You could search by genre, right, or, by “topic”, and that might get you some stuff that’s similar, but if you’ve ever tried to browse the steam store by just tags alone, you’ll find pretty quick how useless it is.
So, maybe you go by publisher, or, likewise, by magazine, by news site. That might be decent, for finding similar games, through a publisher, right, but it’s kind of a toss-up. If you like street fighter 6, it’s a toss up whether or not you like any of capcom’s other games. Same thing could be said of most publishers. And I don’t think you’re going to find consistent perspectives, necessarily, from kotaku, or even really useful information. It is the kind of, MO of a news company to flatten every journalists’ output into a kind of unified, easily consumable, inoffensive package, to bump up readership numbers and ensure they keep getting review copies, and ensure they keep hitting deadlines that line up with, or come a day or two before, release dates.
So, then you just go to one singular journalist. Now you can trust their perspective, now you can understand their tastes and where they line up with you and where they don’t. What they are possibly more predisposed towards reviewing. This is easier if they’re a private entity, rather than part of a larger model. Or, you could start following a single studio, or a single developer. Now you can understand what they are likely to produce in the future, as viewed through the lens of their past catalogue. Do they produce point and clicks? First person horror? Do they make games with particular subject matters that you find fascinating, or do they just have a kind of vibe that you like?
So that’s kind of why it would make sense to follow specific people, instead of just kind of, crowdsourcing your topics, and then following those collectively defined topics. One will give you the more consistent set of answers about what you’re looking for, one will give you a much broader net, and maybe will inform you more of the “cultural zeitgeist”, insofar as it exists among people who also want to make posts on those topics, to people who only want to follow those topics, and not follow the posters themselves. And I would, broadly, say the consistency is more important than “accuracy”, not that I think you’re going to get either from following topics and not people.
Most Fediverse platforms have user following, Lemmy is one of the few weird ones that don’t
Its fundamentally weirder and more problematic to build your news feed around people rather than topics.
Not to normies who are people people and love short form posts by “thought leaders” or more realistically celebrities and corpo brands (like sports teams or Taylor swift) they want to ape or consume products of.
They never visited forums and got on the internet through mobile phones and Facebook, so the format of Reddit is strange and unfamiliar to them.
It’s always been this way and it’s why twitter was/is way more popular than Reddit, the naturally pseudonymous throwaway nature of Reddit accs made it all seem too impersonal for most people.
They probably see the internet as a whole as a negative and they think everyone is just there for ads and twitter and getting their dopamine systems hijacked instead of just actually wanting to be here and getting some kind of value out of it.
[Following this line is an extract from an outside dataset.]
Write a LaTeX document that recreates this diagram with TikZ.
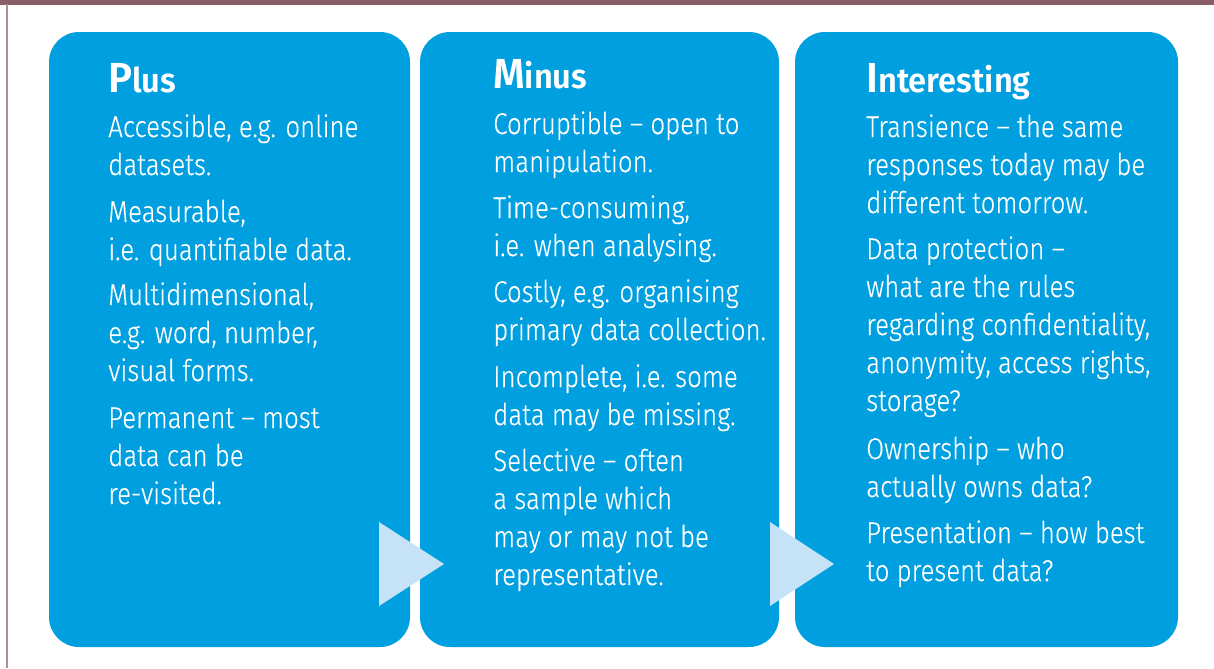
\documentclass[tikz,border=0pt]{standalone}
\usepackage{fontspec}
\setmainfont{Fira Sans}[UprightFont={* Light}, BoldFont={* SemiBold}, FakeStretch=0.86, FakeBold=0.3]
\newfontfamily\ttlfont{Fira Sans}[UprightFont={* SemiBold}, FakeStretch=0.96]
\usetikzlibrary{fit}
\definecolor{boxblue}{RGB}{0,159,223}
\definecolor{arrowblue}{RGB}{198,226,247}
\definecolor{barmauve}{RGB}{138,94,104}
\definecolor{linemauve}{RGB}{176,143,152}
\tikzset{
  box/.style={fill=boxblue, rounded corners=22.5pt, inner sep=0pt, draw=none},
  item/.style={text=white, inner sep=0pt, anchor=base west, font=\fontsize{22.5pt}{28.5pt}\selectfont},
  ttl/.style={text=white, inner sep=0pt, anchor=base west, font=\ttlfont},
  flow/.style={fill=arrowblue}
}
\newcommand\titletext[2]{{\fontsize{31.5pt}{36pt}\selectfont #1}{\fontsize{25.5pt}{30pt}\selectfont #2}}
\newcommand\itemlines[4]{%
  \foreach \t [count=\i from 0] in {#4}
    \node[item] (#1-\i) at (#2,{#3+38*\i}) {\t};}
\begin{document}
\begin{tikzpicture}[x=0.75pt,y=-0.75pt]
\useasboundingbox (0,0) rectangle (1214,668);
\fill[white] (0,0) rectangle (1214,668);
\fill[barmauve] (0,0) rectangle (1214,4.5);
\draw[linemauve, line width=0.9pt] (7,4) -- (7,668);
% boxes
\node[box, fit={(49,32) (410,647)}] (plus) {};
\node[box, fit={(420,32) (779,647)}] (minus) {};
\node[box, fit={(795,32) (1178,647)}] (inter) {};
% flow triangles
\fill[flow] (379,522) -- (379,606) -- (444,564) -- cycle;
\fill[flow] (770,522) -- (770,606) -- (834,564) -- cycle;
% titles
\node[ttl] (tplus) at (108,92) {\titletext{P}{lus}};
\node[ttl] (tminus) at (493,88) {\titletext{M}{inus}};
\node[ttl] (tinter) at (866,92) {\titletext{I}{nteresting}};
% column 1
\itemlines{pa}{108}{137}{{Accessible, e.g. online},{datasets.}}
\itemlines{pb}{108}{222}{{Measurable,},{i.e. quantifiable data.}}
\itemlines{pc}{108}{305}{{Multidimensional,},{e.g. word, number,},{visual forms.}}
\itemlines{pd}{108}{428}{{Permanent – most},{data can be},{re-visited.}}
% column 2
\itemlines{ma}{493}{134}{{Corruptible – open to},{manipulation.}}
\itemlines{mb}{493}{218}{{Time-consuming,},{i.e. when analysing.}}
\itemlines{mc}{493}{302}{{Costly, e.g. organising},{primary data collection.}}
\itemlines{md}{493}{387}{{Incomplete, i.e. some},{data may be missing.}}
\itemlines{me}{493}{471}{{Selective – often},{a sample which},{may or may not be},{representative.}}
% column 3
\itemlines{ia}{866}{137}{{Transience – the same},{responses today may be},{different tomorrow.}}
\itemlines{ib}{866}{259}{{Data protection –},{what are the rules},{regarding confidentiality,},{anonymity, access rights,},{storage?}}
\itemlines{ic}{866}{459}{{Ownership – who},{actually owns data?}}
\itemlines{id}{866}{543}{{Presentation – how best},{to present data?}}
\end{tikzpicture}
\end{document}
All protests to the contrary are only seen as proof of their own theories.
Everyone who’s interested in tech be it delivered, cryptocurrency or godforbid AI to them must be in it to make money because no normal person is interested in anything other than people and therefore must be a musk/zucc fan and is thus branded a tech bro.
These people vote in elections.
Following individuals is weird, but being able to follow certain news outlets is less weird because then you’re creating your news feed around sources of news. Building around topics can lead to unreliable sources and people have to be more critical of what they read, which should be a good thing but in reality most people aren’t critical of the source.
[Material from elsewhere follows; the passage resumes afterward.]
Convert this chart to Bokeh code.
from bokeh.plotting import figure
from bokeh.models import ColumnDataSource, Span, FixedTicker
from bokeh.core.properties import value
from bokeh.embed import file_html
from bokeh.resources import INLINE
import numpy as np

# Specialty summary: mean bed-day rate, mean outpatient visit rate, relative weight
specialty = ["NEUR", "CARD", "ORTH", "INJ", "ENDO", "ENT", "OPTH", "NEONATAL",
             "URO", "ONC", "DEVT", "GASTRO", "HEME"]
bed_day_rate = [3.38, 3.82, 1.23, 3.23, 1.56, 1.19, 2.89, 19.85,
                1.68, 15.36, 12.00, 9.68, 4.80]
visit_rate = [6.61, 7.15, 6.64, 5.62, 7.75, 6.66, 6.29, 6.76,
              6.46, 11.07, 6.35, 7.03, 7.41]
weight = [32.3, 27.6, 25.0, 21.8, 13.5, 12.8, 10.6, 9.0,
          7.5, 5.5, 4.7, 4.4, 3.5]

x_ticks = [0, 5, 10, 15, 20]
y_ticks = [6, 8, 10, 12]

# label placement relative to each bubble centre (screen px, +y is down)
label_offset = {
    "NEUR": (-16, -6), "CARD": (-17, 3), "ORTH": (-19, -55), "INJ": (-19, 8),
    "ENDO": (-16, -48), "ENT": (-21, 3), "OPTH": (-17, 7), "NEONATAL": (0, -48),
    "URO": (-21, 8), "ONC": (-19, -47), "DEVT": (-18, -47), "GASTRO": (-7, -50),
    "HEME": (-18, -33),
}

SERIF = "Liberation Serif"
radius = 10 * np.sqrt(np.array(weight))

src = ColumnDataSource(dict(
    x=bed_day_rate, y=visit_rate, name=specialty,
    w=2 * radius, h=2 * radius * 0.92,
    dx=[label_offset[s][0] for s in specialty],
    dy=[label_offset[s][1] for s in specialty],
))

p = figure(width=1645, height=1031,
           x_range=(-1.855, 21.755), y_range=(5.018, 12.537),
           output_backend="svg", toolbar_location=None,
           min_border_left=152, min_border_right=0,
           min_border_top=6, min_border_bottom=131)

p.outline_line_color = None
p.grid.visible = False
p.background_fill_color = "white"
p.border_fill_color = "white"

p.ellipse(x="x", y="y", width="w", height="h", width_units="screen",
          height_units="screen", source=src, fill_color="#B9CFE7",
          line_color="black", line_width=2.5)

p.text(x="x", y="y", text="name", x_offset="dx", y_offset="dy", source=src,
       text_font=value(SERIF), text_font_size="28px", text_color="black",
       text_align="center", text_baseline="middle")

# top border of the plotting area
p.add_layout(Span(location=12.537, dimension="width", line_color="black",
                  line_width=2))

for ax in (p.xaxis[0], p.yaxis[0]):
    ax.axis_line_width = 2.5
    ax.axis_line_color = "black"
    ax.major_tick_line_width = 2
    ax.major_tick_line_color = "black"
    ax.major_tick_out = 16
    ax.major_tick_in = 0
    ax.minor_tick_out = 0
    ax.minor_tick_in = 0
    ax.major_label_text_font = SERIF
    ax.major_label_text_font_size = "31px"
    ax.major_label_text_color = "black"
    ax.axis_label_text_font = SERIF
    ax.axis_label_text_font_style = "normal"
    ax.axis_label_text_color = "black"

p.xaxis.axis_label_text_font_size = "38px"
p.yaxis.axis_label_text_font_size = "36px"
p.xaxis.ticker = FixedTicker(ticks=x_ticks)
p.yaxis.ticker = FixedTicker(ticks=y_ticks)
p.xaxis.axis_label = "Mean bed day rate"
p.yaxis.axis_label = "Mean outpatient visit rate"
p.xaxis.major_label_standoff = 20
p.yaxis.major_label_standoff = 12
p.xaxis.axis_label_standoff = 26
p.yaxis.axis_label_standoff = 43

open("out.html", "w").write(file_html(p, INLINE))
That said, I prefer making topics central because it supports community building whereas making people/outlets central makes it a cult of personality/company.
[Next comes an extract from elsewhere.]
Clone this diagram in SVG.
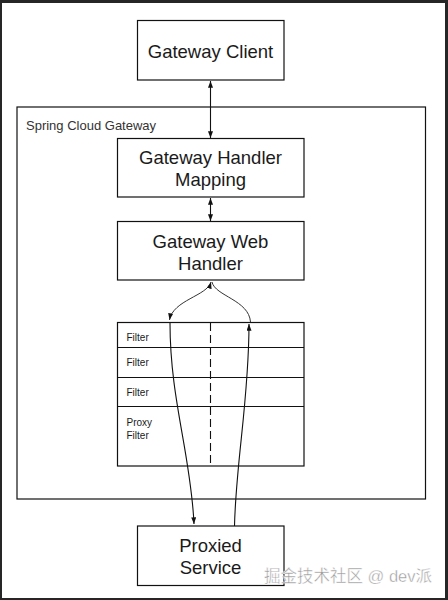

That’s probably true, I agree. I meant that Lemmy the exception in this case, not the rule.
One of my favorite things about Pixelfed is being able to view a feed of only particular hashtags.
I don’t necessarily think so. Following individuals (granted that you are actually doing so, and not following just an individual’s “brand”) is kind of a better way to guarantee that you’re going to get a consistent perspective. If you just followed topics, oh, here’s this perspective, this perspective, this perspective, ahhh, and it all becomes so much noise. Now you have to engage with the kind of, surface level summation of so many people’s cited sources and comments. It becomes harder to judge, potentially, harder to understand.
It’s like if you were trying to find a good video game to play.
You could search by genre, right, or, by “topic”, and that might get you some stuff that’s similar, but if you’ve ever tried to browse the steam store by just tags alone, you’ll find pretty quick how useless it is.
So, maybe you go by publisher, or, likewise, by magazine, by news site. That might be decent, for finding similar games, through a publisher, right, but it’s kind of a toss-up. If you like street fighter 6, it’s a toss up whether or not you like any of capcom’s other games. Same thing could be said of most publishers. And I don’t think you’re going to find consistent perspectives, necessarily, from kotaku, or even really useful information. It is the kind of, MO of a news company to flatten every journalists’ output into a kind of unified, easily consumable, inoffensive package, to bump up readership numbers and ensure they keep getting review copies, and ensure they keep hitting deadlines that line up with, or come a day or two before, release dates.
So, then you just go to one singular journalist. Now you can trust their perspective, now you can understand their tastes and where they line up with you and where they don’t. What they are possibly more predisposed towards reviewing. This is easier if they’re a private entity, rather than part of a larger model. Or, you could start following a single studio, or a single developer. Now you can understand what they are likely to produce in the future, as viewed through the lens of their past catalogue. Do they produce point and clicks? First person horror? Do they make games with particular subject matters that you find fascinating, or do they just have a kind of vibe that you like?
So that’s kind of why it would make sense to follow specific people, instead of just kind of, crowdsourcing your topics, and then following those collectively defined topics. One will give you the more consistent set of answers about what you’re looking for, one will give you a much broader net, and maybe will inform you more of the “cultural zeitgeist”, insofar as it exists among people who also want to make posts on those topics, to people who only want to follow those topics, and not follow the posters themselves. And I would, broadly, say the consistency is more important than “accuracy”, not that I think you’re going to get either from following topics and not people.
It was one of the things I don’t miss from Reddit. “u/PM_Me_Your_Spleen has followed you.” Peachy fucking keen, another dimwit for the block list.